Deep Learning for Energy Market Contracts: Dynkin Game with Doubly RBSDEs

2 Mar 2025  ·  Nacira Agram, Ihsan Arharas, Giulia Pucci, Jan Rems ·

This paper examines a Contract for Difference (CfD) with early exit options, a key risk management tool in electricity markets. The contract, involving a producer and a regulatory entity, is modeled as a two-player Dynkin game with mean-reverting electricity prices and penalties for early termination. We formulate the strategic interaction using Doubly Reflected Backward Stochastic Differential Equations (DRBSDEs), which characterize the fair contract value and optimal stopping strategies. We show that the first component of the DRBSDE solution represents the value of the Dynkin game, and that the first hitting times correspond to a Nash equilibrium.

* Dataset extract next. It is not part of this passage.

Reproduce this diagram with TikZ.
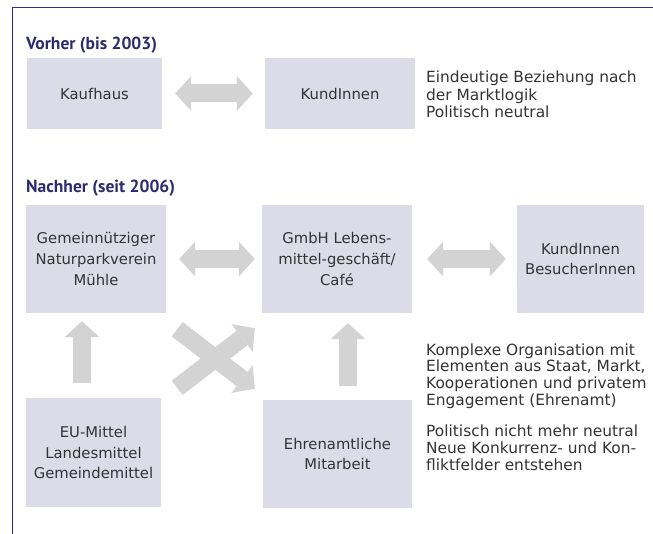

Additionally, we link the problem to a Skorokhod problem with time-dependent boundaries, deriving an explicit formula for the Skorokhod adjustment processes. To solve the DRBSDE, we develop a deep learning-based numerical algorithm, leveraging neural networks for efficient computation. We analyze the convergence of the deep learning algorithm, as well as the value function and optimal stopping rules. Numerical experiments, including a CfD model calibrated on French electricity prices, highlight the impact of exit penalties, price volatility, and contract design. These findings offer insights for market regulators and energy producers in designing effective risk management strategies.